В районе Западного парка и Института помощи слепым русские отряды ближнего боя были особенно сильны и сражались при поддержке снайперов. Наши пулеметчики без жалости обрушили свой огонь на атакующих. Некоторые из них пали лишь в нескольких метрах от наших позиций. Мы бросали в русских свои последние ручные гранаты, чтобы получить в ответ град советских гранат. У гавани мощная группа советских гвардейцев оттеснила в воду дюжину или больше немецких солдат.

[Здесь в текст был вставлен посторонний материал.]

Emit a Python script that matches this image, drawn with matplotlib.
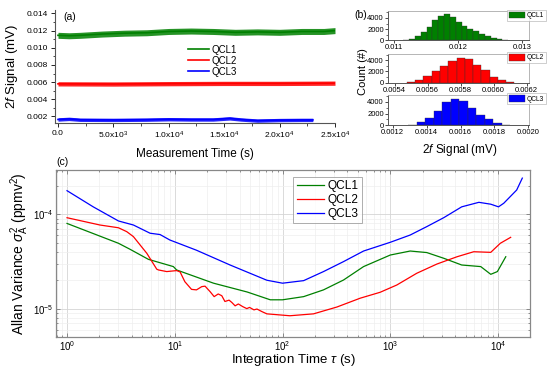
import numpy as np
import matplotlib
matplotlib.use("Agg")
import matplotlib.pyplot as plt
from matplotlib.ticker import AutoMinorLocator, NullFormatter, LogLocator

plt.rcParams["font.family"] = ["Liberation Sans", "DejaVu Sans"]
plt.rcParams["mathtext.fontset"] = "custom"
plt.rcParams["mathtext.rm"] = "Liberation Sans"
plt.rcParams["mathtext.it"] = "Liberation Sans:italic"
plt.rcParams["mathtext.bf"] = "Liberation Sans:bold"

GREEN = "#008000"
RED = "#ff0000"
BLUE = "#0000ff"

# ---- (a) time series: centre of the noisy band + its half spread (mV)
t_qcl1 = [0, 1000, 2000, 4000, 6000, 8000, 10000, 12000, 14000, 16000, 18000, 20000, 22000, 24000, 25000]
sig_qcl1 = [0.01145, 0.0114, 0.01145, 0.0116, 0.0117, 0.01175, 0.0119, 0.01195, 0.0119, 0.0118,
            0.01185, 0.0118, 0.0119, 0.0119, 0.0120]
t_qcl2 = [0, 5000, 10000, 15000, 20000, 25000]
sig_qcl2 = [0.00580, 0.00578, 0.00582, 0.00585, 0.00585, 0.00588]
t_qcl3 = [0, 1000, 2000, 5000, 8000, 10000, 12000, 14000, 15500, 16500, 18000, 20000, 22000, 23000]
sig_qcl3 = [0.00165, 0.00172, 0.00162, 0.0016, 0.00163, 0.00168, 0.00165, 0.00165, 0.00178,
            0.00165, 0.00152, 0.00158, 0.0016, 0.0016]
spread = {"QCL1": 0.00035, "QCL2": 0.00025, "QCL3": 0.0002}

# ---- (b) histograms: first bin edge, bin width, counts
h1_start, h1_width = 0.011145, 0.0000909
h1_counts = [60, 300, 790, 1500, 2400, 3600, 4400, 4650, 4180, 3270, 2480, 2060, 1640, 1150, 730, 360, 180, 60]
h2_start, h2_width = 0.005475, 0.00005
h2_counts = [100, 400, 1200, 2100, 2900, 3800, 4400, 4200, 3200, 2200, 1100, 500, 100]
h3_start, h3_width = 0.001292, 0.00005
h3_counts = [100, 500, 1300, 2500, 3900, 4500, 4100, 3000, 1800, 1000, 400, 100]

# ---- (c) Allan variance (ppmv^2) vs integration time (s)
tau_qcl1 = [1.0, 3.0, 3.84, 5.69, 9.7, 10.4, 22.9, 47, 77, 100, 157, 240, 368, 565, 1000, 1530,
            2180, 3130, 4600, 6910, 8560, 9860, 11800]
av_qcl1 = [8.0e-5, 4.93e-5, 4.26e-5, 3.33e-5, 2.79e-5, 2.57e-5, 1.86e-5, 1.5e-5, 1.24e-5, 1.24e-5,
           1.34e-5, 1.58e-5, 2.01e-5, 2.79e-5, 3.7e-5, 4.08e-5, 3.93e-5, 3.42e-5, 2.9e-5, 2.79e-5,
           2.31e-5, 2.47e-5, 3.55e-5]
tau_qcl2 = [1.0, 2.02, 3.0, 3.58, 4.13, 5.5, 6.8, 7.06, 8.42, 10.4, 11.2, 12.4, 14.3, 15.9, 17.8,
            19.1, 21.3, 23.2, 25.3, 27.3, 29.2, 31.9, 33.9, 36.3, 38.9, 42.7, 46.6, 49.4, 54.3,
            57.9, 64.3, 71.5, 117, 194, 320, 526, 805, 1150, 1760, 2710, 4170, 5950, 8560,
            10500, 13100]
av_qcl2 = [9.2e-5, 7.7e-5, 7.2e-5, 6.55e-5, 5.8e-5, 3.86e-5, 2.62e-5, 2.57e-5, 2.47e-5, 2.53e-5,
           2.45e-5, 1.93e-5, 1.6e-5, 1.58e-5, 1.71e-5, 1.73e-5, 1.51e-5, 1.34e-5, 1.43e-5,
           1.37e-5, 1.19e-5, 1.23e-5, 1.16e-5, 1.07e-5, 1.12e-5, 1.05e-5, 1.0e-5, 1.03e-5,
           9.7e-6, 9.9e-6, 9.3e-6, 8.8e-6, 8.4e-6, 8.8e-6, 1.04e-5, 1.29e-5, 1.49e-5, 1.78e-5,
           2.37e-5, 2.97e-5, 3.55e-5, 4.01e-5, 3.95e-5, 4.93e-5, 5.7e-5]
tau_qcl3 = [1.0, 1.75, 3.0, 4.13, 5.9, 7.3, 9.0, 15.9, 32.6, 71.5, 100, 157, 240, 368, 565, 1000,
            1530, 2180, 3130, 4600, 6640, 8560, 10100, 11300, 14900, 16800]
av_qcl3 = [1.78e-4, 1.2e-4, 8.5e-5, 7.7e-5, 6.3e-5, 6.1e-5, 5.34e-5, 4.16e-5, 2.9e-5, 2.0e-5,
           1.86e-5, 1.98e-5, 2.47e-5, 3.15e-5, 4.08e-5, 5.05e-5, 6.03e-5, 7.4e-5, 9.2e-5, 1.2e-4,
           1.34e-4, 1.28e-4, 1.2e-4, 1.31e-4, 1.81e-4, 2.42e-4]

fig = plt.figure(figsize=(5.5, 3.69), dpi=100)
W, H = 550.0, 369.0


def box(l, t, r, b):
    return [l / W, 1 - b / H, (r - l) / W, (b - t) / H]


# ================= (a)
ax = fig.add_axes(box(55, 10, 335, 123))
for t, s, c, name in [(t_qcl1, sig_qcl1, GREEN, "QCL1"),
                      (t_qcl2, sig_qcl2, RED, "QCL2"),
                      (t_qcl3, sig_qcl3, BLUE, "QCL3")]:
    s = np.array(s)
    ax.fill_between(t, s - spread[name], s + spread[name], color=c, lw=0, alpha=0.85)
    ax.plot(t, s, color=c, lw=1.2, label=name)
ax.set_xlim(-270, 25000)
ax.set_ylim(0.00124, 0.0144)
ax.set_xticks([0, 5000, 10000, 15000, 20000, 25000])
ax.set_xticklabels(["0.0", "5.0x10$^{3}$", "1.0x10$^{4}$", "1.5x10$^{4}$",
                    "2.0x10$^{4}$", "2.5x10$^{4}$"])
ax.set_yticks([0.002, 0.004, 0.006, 0.008, 0.010, 0.012, 0.014])
ax.set_yticklabels(["0.002", "0.004", "0.006", "0.008", "0.010", "0.012", "0.014"])
ax.xaxis.set_minor_locator(AutoMinorLocator(2))
ax.yaxis.set_minor_locator(AutoMinorLocator(2))
ax.tick_params(labelsize=6, length=3, width=0.6, direction="out", pad=2)
ax.tick_params(which="minor", length=1.8, width=0.5)
for sp in ["top", "right"]:
    ax.spines[sp].set_visible(False)
for sp in ["left", "bottom"]:
    ax.spines[sp].set_color("#555555")
    ax.spines[sp].set_linewidth(0.8)
ax.set_xlabel("Measurement Time (s)", fontsize=8.5, labelpad=5)
ax.set_ylabel("2$\\it{f}$ Signal (mV)", fontsize=9.5, labelpad=5)
ax.text(0.03, 0.985, "(a)", transform=ax.transAxes, fontsize=7.5, va="top")
ax.legend(loc="center left", bbox_to_anchor=(0.45, 0.55), frameon=False, fontsize=7,
          handlelength=2.2, handletextpad=0.2, labelspacing=0.1, borderpad=0.2)

# ================= (b)
hists = [(h1_start, h1_width, h1_counts, GREEN, "QCL1", (0.010906, 0.013104),
          [0.011, 0.012, 0.013], ["0.011", "0.012", "0.013"], (388, 11.3, 529, 40.3)),
         (h2_start, h2_width, h2_counts, RED, "QCL2", (0.00536, 0.006214),
          [0.0054, 0.0056, 0.0058, 0.0060, 0.0062],
          ["0.0054", "0.0056", "0.0058", "0.0060", "0.0062"], (388, 53.5, 529, 82.7)),
         (h3_start, h3_width, h3_counts, BLUE, "QCL3", (0.001172, 0.002004),
          [0.0012, 0.0014, 0.0016, 0.0018, 0.0020],
          ["0.0012", "0.0014", "0.0016", "0.0018", "0.0020"], (388, 94.7, 529, 125.3))]
hax = []
for start, width, counts, c, name, xl, xt, xtl, pos in hists:
    a = fig.add_axes(box(*pos))
    edges = start + width * np.arange(len(counts))
    a.bar(edges, counts, width=width, align="edge", color=c, edgecolor="#333333",
          linewidth=0.25, label=name)
    a.set_xlim(*xl)
    a.set_ylim(0, 5200)
    a.set_xticks(xt)
    a.set_xticklabels(xtl)
    a.set_yticks([0, 2000, 4000])
    a.yaxis.set_minor_locator(AutoMinorLocator(2))
    a.tick_params(labelsize=5.5, length=2, width=0.5, pad=1)
    a.tick_params(which="minor", length=1.2, width=0.4)
    for sp in ["top", "right"]:
        a.spines[sp].set_color("#aaaaaa")
        a.spines[sp].set_linewidth(0.6)
    for sp in ["left", "bottom"]:
        a.spines[sp].set_color("#555555")
        a.spines[sp].set_linewidth(0.7)
    leg = a.legend(loc="upper right", bbox_to_anchor=(1.12, 1.05), fontsize=4.8, frameon=True,
                   fancybox=False, handlelength=2.4, handleheight=1.2, handletextpad=0.3,
                   borderpad=0.25, borderaxespad=0)
    leg.get_frame().set_edgecolor("#aaaaaa")
    leg.get_frame().set_linewidth(0.5)
    hax.append(a)
hax[0].text(-0.24, 1.04, "(b)", transform=hax[0].transAxes, fontsize=7.5, va="top")
fig.text(363 / W, 1 - 72 / H, "Count (#)", rotation=90, fontsize=8, ha="center", va="center")
fig.text(460 / W, 1 - 150 / H, "2$\\it{f}$ Signal (mV)", fontsize=8.5, ha="center", va="center")

# ================= (c)
axc = fig.add_axes(box(56, 170, 530, 337))
axc.plot(tau_qcl1, av_qcl1, color=GREEN, lw=0.9, label="QCL1")
axc.plot(tau_qcl2, av_qcl2, color=RED, lw=0.9, label="QCL2")
axc.plot(tau_qcl3, av_qcl3, color=BLUE, lw=0.9, label="QCL3")
axc.set_xscale("log")
axc.set_yscale("log")
axc.set_xlim(0.79, 19800)
axc.set_ylim(5.0e-6, 2.95e-4)
axc.xaxis.set_major_locator(LogLocator(base=10, numticks=10))
axc.xaxis.set_minor_locator(LogLocator(base=10, subs=np.arange(2, 10), numticks=20))
axc.yaxis.set_minor_locator(LogLocator(base=10, subs=np.arange(2, 10), numticks=20))
axc.xaxis.set_minor_formatter(NullFormatter())
axc.yaxis.set_minor_formatter(NullFormatter())
axc.grid(True, which="major", color="#d4d4d4", lw=0.6)
axc.grid(True, which="minor", color="#eeeeee", lw=0.5)
axc.set_axisbelow(True)
axc.tick_params(which="both", direction="in", top=True, right=True, labelsize=7,
                width=0.5, color="#666666")
axc.tick_params(which="major", length=3, pad=1.5)
axc.tick_params(which="minor", length=1.5)
for sp in axc.spines.values():
    sp.set_color("#888888")
    sp.set_linewidth(0.9)
axc.set_xlabel("Integration Time $\\it{\\tau}$ (s)", fontsize=9.5)
axc.xaxis.set_label_coords(0.5, -0.088)
axc.set_ylabel("Allan Variance $\\sigma^{2}_{\\mathrm{A}}$ (ppmv$^{2}$)", fontsize=10, labelpad=2)
axc.text(0.0, 1.02, "(c)", transform=axc.transAxes, fontsize=7.5, va="bottom")
legc = axc.legend(loc="upper left", bbox_to_anchor=(0.5, 0.96), fontsize=8.6, frameon=True,
                  fancybox=False, handlelength=2.3, handletextpad=0.3, labelspacing=0.15,
                  borderpad=0.3, borderaxespad=0)
legc.get_frame().set_edgecolor("#999999")
legc.get_frame().set_linewidth(0.7)

fig.savefig("out.png", dpi=100)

Сражаясь с мужеством отчаяния, мы постепенно отходили к Институту помощи слепым, вокруг которого сгруппировались парашютисты-десантники. Они отбивали атаки наступавшей советской пехоты. Там без остановки стрекотали пулеметы, заглушая грубые крики «Урр-ра!» Мы получили приказ контратаковать. Я был убежден, что не выживу в том аду, который меня ждет. Первым в наших рядах погиб командир взвода. У нас не осталось иного выбора, кроме как оставить попытки совершить контратаку и медленно отступать под натиском превосходящих сил врага. Отступая метр за метром в облаках едкого дыма, мы спотыкались о груды камней. К нашему удивлению, русские не попытались преследовать нас. Лишь отдельные пули уже на излете ударялись о наши каски, не причиняя нам вреда.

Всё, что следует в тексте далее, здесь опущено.